The Big Three Learn a Thing or Two about Making

The Big Three Learn a Thing or Two about Making a Fuel Efficient Car

The automakers aren't happy with President Obama. As if things weren't bad enough before, the government now goes and holds them to a deadline. The new law is, all automakers selling cars in this country need to get the average fuel efficiency across their range of cars up to 35.5 miles per gallon. That doesn't mean that each model of car has to be that fuel-efficient. How would they ever sell super cars then? It just means that if GM wants to make a Camaro and a Corvette that will do 16mpg, that is fine with the government just as long as they make every one of the rest of their range a very fuel efficient car that can balance the muscle cars out.

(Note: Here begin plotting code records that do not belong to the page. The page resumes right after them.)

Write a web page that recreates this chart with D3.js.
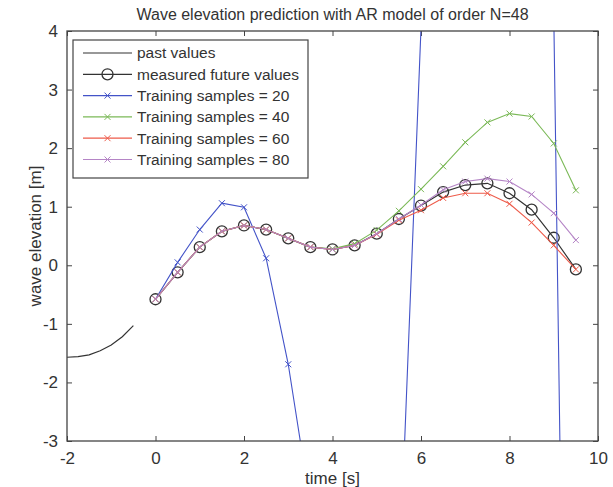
<!DOCTYPE html>
<html>
<head>
<meta charset="utf-8">
<script src="https://cdn.jsdelivr.net/npm/d3@7"></script>
<style>
  body { margin: 0; background: #fff; }
  text { font-family: "Liberation Sans", Arial, sans-serif; fill: #333; }
</style>
</head>
<body>
<script>
// past record (before t = 0)
var pastTime = [-2, -1.75, -1.5, -1.25, -1, -0.75, -0.5];
var pastValues = [-1.57, -1.56, -1.53, -1.46, -1.36, -1.22, -1.03];

// prediction horizon, t = 0 : 0.5 : 9.5
var futureTime = [0, 0.5, 1, 1.5, 2, 2.5, 3, 3.5, 4, 4.5, 5, 5.5, 6, 6.5, 7, 7.5, 8, 8.5, 9, 9.5];
var measured = [-0.58, -0.12, 0.31, 0.58, 0.68, 0.61, 0.46, 0.31, 0.27, 0.34, 0.54, 0.79, 1.02, 1.25, 1.37, 1.40, 1.23, 0.95, 0.47, -0.07];
var train20 = [-0.58, 0.05, 0.61, 1.06, 0.99, 0.12, -1.69, -4.1, -8, -12, -11, -5.5, 4.05, 12, 20, 24, 22, 12, 4.3, -22];
var train40 = [-0.58, -0.12, 0.31, 0.58, 0.68, 0.61, 0.46, 0.31, 0.28, 0.37, 0.60, 0.93, 1.30, 1.69, 2.10, 2.44, 2.59, 2.54, 2.08, 1.28];
var train60 = [-0.58, -0.12, 0.31, 0.58, 0.68, 0.61, 0.46, 0.31, 0.27, 0.34, 0.53, 0.77, 0.94, 1.15, 1.23, 1.23, 1.05, 0.73, 0.34, -0.07];
var train80 = [-0.58, -0.12, 0.31, 0.58, 0.68, 0.61, 0.46, 0.31, 0.27, 0.34, 0.54, 0.79, 1.03, 1.29, 1.43, 1.48, 1.43, 1.21, 0.89, 0.43];

var legendLabels = ["past values", "measured future values", "Training samples = 20",
  "Training samples = 40", "Training samples = 60", "Training samples = 80"];
var xTicks = [-2, 0, 2, 4, 6, 8, 10];
var yTicks = [-3, -2, -1, 0, 1, 2, 3, 4];

var W = 613, H = 487;
var margin = { top: 31, right: 15, bottom: 46, left: 67 };
var width = W - margin.left - margin.right;
var height = H - margin.top - margin.bottom;

var x = d3.scaleLinear().domain([-2, 10]).range([0, width]);
var y = d3.scaleLinear().domain([-3, 4]).range([height, 0]);

var svg = d3.select("body").append("svg")
  .attr("width", W).attr("height", H)
  .append("g")
  .attr("transform", "translate(" + margin.left + "," + margin.top + ")");

svg.append("defs").append("clipPath").attr("id", "plotclip")
  .append("rect").attr("width", width).attr("height", height);

var axisColor = "#444";
var plain = d => String(d);   // hyphen minus like the original

// axes (matlab style box, ticks inside)
function styleAxis(g) {
  g.select(".domain").remove();
  g.selectAll(".tick line").attr("stroke", axisColor);
  g.selectAll(".tick text").style("font-size", "17px").attr("fill", "#333");
}
svg.append("g").attr("transform", "translate(0," + height + ")")
  .call(d3.axisBottom(x).tickValues(xTicks).tickSize(-5).tickPadding(11).tickFormat(plain))
  .call(styleAxis);
svg.append("g")
  .call(d3.axisTop(x).tickValues(xTicks).tickSize(-5).tickFormat(""))
  .call(styleAxis);
svg.append("g")
  .call(d3.axisLeft(y).tickValues(yTicks).tickSize(-5).tickPadding(9).tickFormat(plain))
  .call(styleAxis);
svg.append("g").attr("transform", "translate(" + width + ",0)")
  .call(d3.axisRight(y).tickValues(yTicks).tickSize(-5).tickFormat(""))
  .call(styleAxis);

var plot = svg.append("g").attr("clip-path", "url(#plotclip)");

var line = d3.line().x(d => x(d[0])).y(d => y(d[1]));
function pairs(t, v) { return t.map((d, i) => [d, v[i]]); }

var series = [
  { values: train20, color: "#4353c8" },
  { values: train40, color: "#7bb957" },
  { values: train60, color: "#ee5b4a" },
  { values: train80, color: "#b585c6" }
];

// past values
plot.append("path").datum(pairs(pastTime, pastValues))
  .attr("d", line).attr("fill", "none").attr("stroke", "#333").attr("stroke-width", 1.2);

// measured future values
plot.append("path").datum(pairs(futureTime, measured))
  .attr("d", line).attr("fill", "none").attr("stroke", "#333").attr("stroke-width", 1.2);
plot.selectAll("circle.meas").data(pairs(futureTime, measured))
  .enter().append("circle").attr("class", "meas")
  .attr("cx", d => x(d[0])).attr("cy", d => y(d[1])).attr("r", 5.5)
  .attr("fill", "none").attr("stroke", "#333").attr("stroke-width", 1.3);

function xMark(sel, color) {
  sel.append("path").attr("d", "M-3,-3L3,3M-3,3L3,-3")
    .attr("stroke", color).attr("stroke-width", 1);
}

series.forEach(function (s) {
  var pts = pairs(futureTime, s.values);
  plot.append("path").datum(pts)
    .attr("d", line).attr("fill", "none").attr("stroke", s.color).attr("stroke-width", 1.1);
  plot.append("g").selectAll("g").data(pts).enter().append("g")
    .attr("transform", d => "translate(" + x(d[0]) + "," + y(d[1]) + ")")
    .call(xMark, s.color);
});

// box
svg.append("rect").attr("width", width).attr("height", height)
  .attr("fill", "none").attr("stroke", axisColor).attr("stroke-width", 1.3);

// legend
var lg = svg.append("g").attr("transform", "translate(6,9)");
lg.append("rect").attr("width", 235).attr("height", 138)
  .attr("fill", "#fff").attr("stroke", axisColor).attr("stroke-width", 1.2);
var legendColors = ["#333", "#333"].concat(series.map(s => s.color));
legendLabels.forEach(function (lab, i) {
  var row = lg.append("g").attr("transform", "translate(0," + (13 + i * 21.3) + ")");
  row.append("line").attr("x1", 10).attr("x2", 59)
    .attr("stroke", legendColors[i]).attr("stroke-width", 1.2);
  if (i === 1) {
    row.append("circle").attr("cx", 34.5).attr("r", 5.5)
      .attr("fill", "none").attr("stroke", "#333").attr("stroke-width", 1.3);
  } else if (i > 1) {
    row.append("g").attr("transform", "translate(34.5,0)").call(xMark, legendColors[i]);
  }
  row.append("text").attr("x", 64).attr("dy", "0.35em")
    .style("font-size", "15.5px").text(lab);
});

// labels
svg.append("text").attr("x", width / 2).attr("y", -11)
  .attr("text-anchor", "middle").style("font-size", "16px")
  .text("Wave elevation prediction with AR model of order N=48");
svg.append("text").attr("x", width / 2).attr("y", height + 43)
  .attr("text-anchor", "middle").style("font-size", "17px").text("time [s]");
svg.append("text")
  .attr("transform", "translate(-26," + (height / 2) + ") rotate(-90)")
  .attr("text-anchor", "middle").style("font-size", "17px").text("wave elevation [m]");
</script>
</body>
</html>
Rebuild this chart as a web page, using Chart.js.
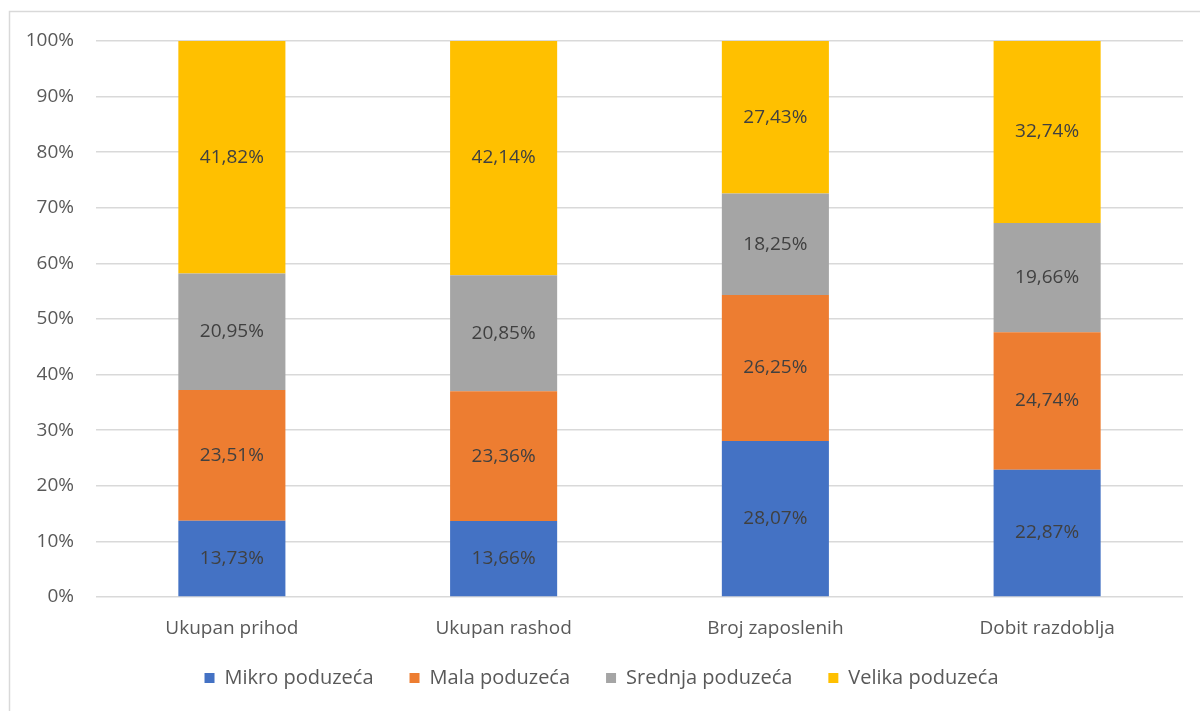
<!DOCTYPE html>
<html>
<head>
<meta charset="utf-8">
<script src="https://cdn.jsdelivr.net/npm/chart.js@4/dist/chart.umd.min.js"></script>
<style>
  html, body { margin: 0; padding: 0; background: #fff; overflow: hidden; }
  #wrap { width: 1200px; height: 711px; position: relative; }
</style>
</head>
<body>
<div id="wrap"><canvas id="chart" width="1200" height="711"></canvas></div>
<script>
// ── Data ──
const categories = ['Ukupan prihod', 'Ukupan rashod', 'Broj zaposlenih', 'Dobit razdoblja'];
const seriesNames = ['Mikro poduzeća', 'Mala poduzeća', 'Srednja poduzeća', 'Velika poduzeća'];
const mikro   = [13.73, 13.66, 28.07, 22.87];
const mala    = [23.51, 23.36, 26.25, 24.74];
const srednja = [20.95, 20.85, 18.25, 19.66];
const velika  = [41.82, 42.14, 27.43, 32.74];

// ── Styling ──
const colors   = ['#4472C4', '#ED7D31', '#A5A5A5', '#FFC000'];
const axisText = '#595959';
const valText  = '#404040';
const gridCol  = '#D9D9D9';
const fontFam  = '"Open Sans", sans-serif';

// outer frame like the Excel chart border
const framePlugin = {
  id: 'frame',
  beforeDraw(chart) {
    const ctx = chart.ctx;
    ctx.save();
    ctx.fillStyle = '#fff';
    ctx.fillRect(0, 0, chart.width, chart.height);
    ctx.strokeStyle = gridCol;
    ctx.lineWidth = 1.5;
    ctx.strokeRect(9.5, 11.5, 1400, 900);
    ctx.restore();
  }
};

// legend padding doubles as item spacing, so pull the legend box up a bit
const legendShift = {
  id: 'legendShift',
  afterLayout(chart) {
    const lg = chart.legend;
    if (!lg) return;
    lg.top -= 26;
    lg.bottom -= 26;
  }
};

// value labels centred in each segment
const valueLabels = {
  id: 'valueLabels',
  afterDatasetsDraw(chart) {
    const ctx = chart.ctx;
    ctx.save();
    ctx.font = `19px ${fontFam}`;
    ctx.fillStyle = valText;
    ctx.textAlign = 'center';
    ctx.textBaseline = 'middle';
    chart.data.datasets.forEach((ds, i) => {
      const meta = chart.getDatasetMeta(i);
      meta.data.forEach((bar, j) => {
        const v = ds.data[j];
        const y = (bar.y + bar.base) / 2;
        ctx.fillText(v.toFixed(2).replace('.', ',') + '%', bar.x, y);
      });
    });
    ctx.restore();
  }
};

const seriesData = [mikro, mala, srednja, velika];

new Chart(document.getElementById('chart'), {
  type: 'bar',
  data: {
    labels: categories,
    datasets: seriesNames.map((name, i) => ({
      label: name,
      data: seriesData[i],
      backgroundColor: colors[i],
      borderWidth: 0,
      categoryPercentage: 1,
      barPercentage: 0.394,
    })),
  },
  plugins: [framePlugin, legendShift, valueLabels],
  options: {
    responsive: false,
    animation: false,
    layout: { padding: { top: 41, left: 20, right: 17, bottom: -13 } },
    plugins: {
      tooltip: { enabled: false },
      legend: {
        position: 'bottom',
        labels: {
          boxWidth: 10,
          boxHeight: 10,
          padding: 36,
          color: axisText,
          font: { size: 20, family: fontFam },
        },
      },
    },
    scales: {
      x: {
        stacked: true,
        grid: { display: false },
        border: { display: false },
        ticks: { color: axisText, padding: 12, font: { size: 19, family: fontFam } },
        afterFit(scale) { scale.height = 61; },
      },
      y: {
        stacked: true,
        min: 0,
        max: 100,
        grid: { color: gridCol, lineWidth: 1.5, drawTicks: false },
        border: { display: false },
        ticks: {
          stepSize: 10,
          padding: 22,
          color: axisText,
          font: { size: 19, family: fontFam },
          callback: (v) => v + '%',
        },
        afterFit(scale) { scale.width = 76; },
      },
    },
  },
});
</script>
</body>
</html>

It won't be enough if the rest of their cars do 35.5 mpg. To balance out even a moderately high performance car like the Pontiac Solstice, they will need to drive down the thirst in even their ordinary cars so far down, it'll be a real challenge. The new fuel efficiency rules don't just count the number of models a company has across its range. The rules count the number of units sold of each model too.

And auto designers and engineers are now being forced to move out of the American Car headspace, to look for better car design philosophies, materials, and cultures from around the world. America is no longer so rich and successful that it can ignore all the rules. This isn't such a great cross to bear; Asian and European manufacturers have been doing it for years ever since they found their fuel prices too high and their road space too low. American brands like Ford and Opel have been makers of small fuel efficient car models in Europe themselves. They just never brought the fuel-efficient show over to America. Sometimes, GM's small cars are just rebadged versions of a product from some company it owns in Asia. For instance, the new Chevrolet Spark, already a big hit in places like India, used to go by the name Daewoo Matiz; until GM bought Daewoo. The Aveo has Daewoo parentage too.

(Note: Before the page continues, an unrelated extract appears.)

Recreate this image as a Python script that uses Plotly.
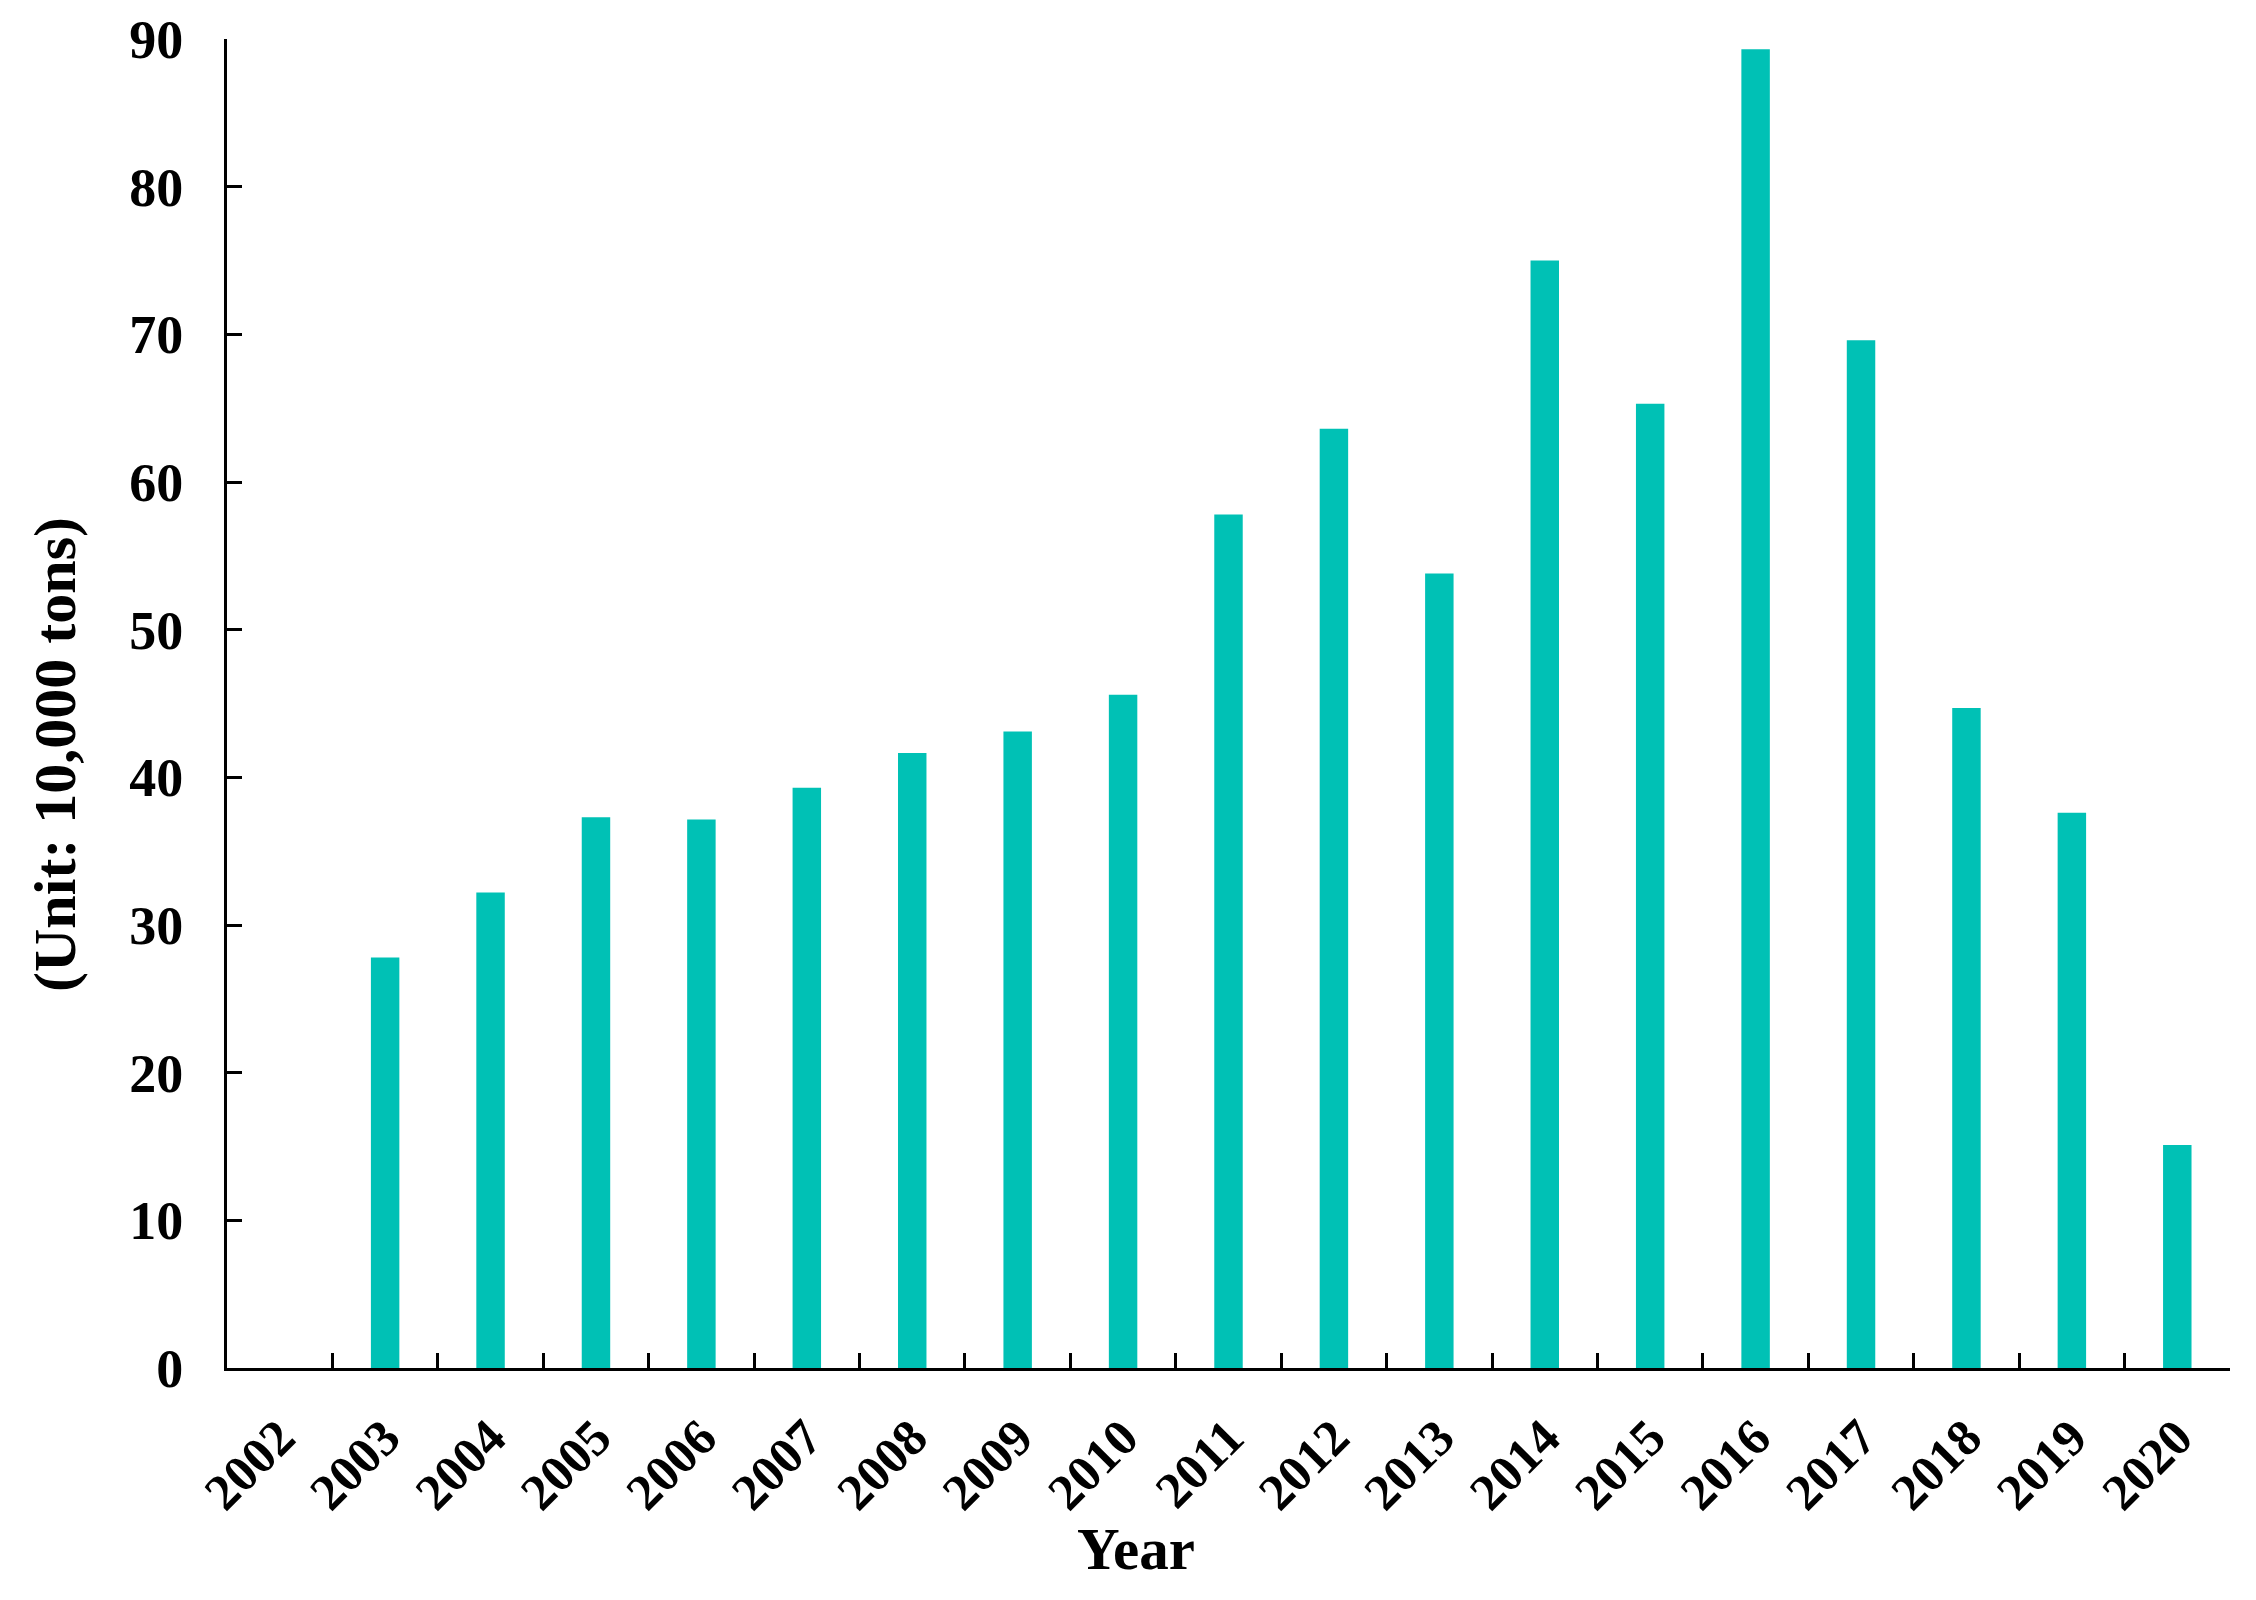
import plotly.graph_objects as go

years = [str(y) for y in range(2002, 2021)]
values = [None, 27.8, 32.2, 37.3, 37.15, 39.3, 41.65, 43.1, 45.6, 57.8, 63.6, 53.8,
          75.0, 65.3, 89.3, 69.6, 44.7, 37.6, 15.1]
y_ticks = [0, 10, 20, 30, 40, 50, 60, 70, 80, 90]

FONT = "Liberation Serif"
W, H = 2248, 1592
L, R, T, B = 219, 26, 31, 232

fig = go.Figure()
fig.add_trace(go.Bar(x=years, y=values, marker=dict(color="#00C1B5", line=dict(width=0)),
                     width=0.27))

fig.update_layout(
    width=W, height=H,
    margin=dict(l=L, r=R, t=T, b=B, autoexpand=False),
    plot_bgcolor="white", paper_bgcolor="white",
    showlegend=False,
    font=dict(family=FONT, color="black", size=50, weight="bold"),
)
fig.update_xaxes(
    type="category", range=[-0.5, 18.5],
    tickson="boundaries", ticks="inside", ticklen=15, tickwidth=3, tickcolor="black",
    showline=True, linecolor="black", linewidth=3, showgrid=False, zeroline=False,
    tickangle=-45, tickfont=dict(family=FONT, size=51, weight="bold"),
    ticklabelstandoff=16, ticklabeloverflow="allow",
)
fig.update_yaxes(
    range=[0, 90], tickvals=y_ticks, ticks="inside", ticklen=15, tickwidth=3,
    tickcolor="black", showline=True, linecolor="black", linewidth=3,
    showgrid=False, zeroline=False,
    tickfont=dict(family=FONT, size=54, weight="bold"), ticklabelstandoff=30,
    ticklabeloverflow="allow",
)
fig.add_annotation(text="(Unit: 10,000 tons)", xref="paper", yref="paper",
                   x=-0.0859, y=0.462, textangle=-90, showarrow=False,
                   xanchor="center", yanchor="middle",
                   font=dict(family=FONT, size=60, weight="bold"))
fig.add_annotation(text="Year", xref="paper", yref="paper",
                   x=0.454, y=-0.136, showarrow=False,
                   xanchor="center", yanchor="middle",
                   font=dict(family=FONT, size=59, weight="bold"))

fig.write_html("out.html")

America certainly has some catching up to do; everyone is used to a full-sized cars; in an era where car companies have to toe the 35.5 mpg line, Americans are going to get pretty chummy with the hatchback, a very familiar form the rest of the world around. American automakers just need to study the hatchbacks and subcompacts made over the rest of the world to see how to sell these to Americans, without taking away any of the luxury they're used to. The entire culture of the class of American auto designers is looking at revolutionary change. It used to be that everyone got their kicks from making the loudest and brattiest engines out there. If the rest of the world didn't understand what that meant, they could "go sit with the girls" (as Mark Twain says in Tom Sawyer), was the attitude. That will not cut it anymore in the world of the 35.5 mpg fuel-efficient car. America's designers will just have to sublimate their tastes in loud cars, and express themselves in other ways.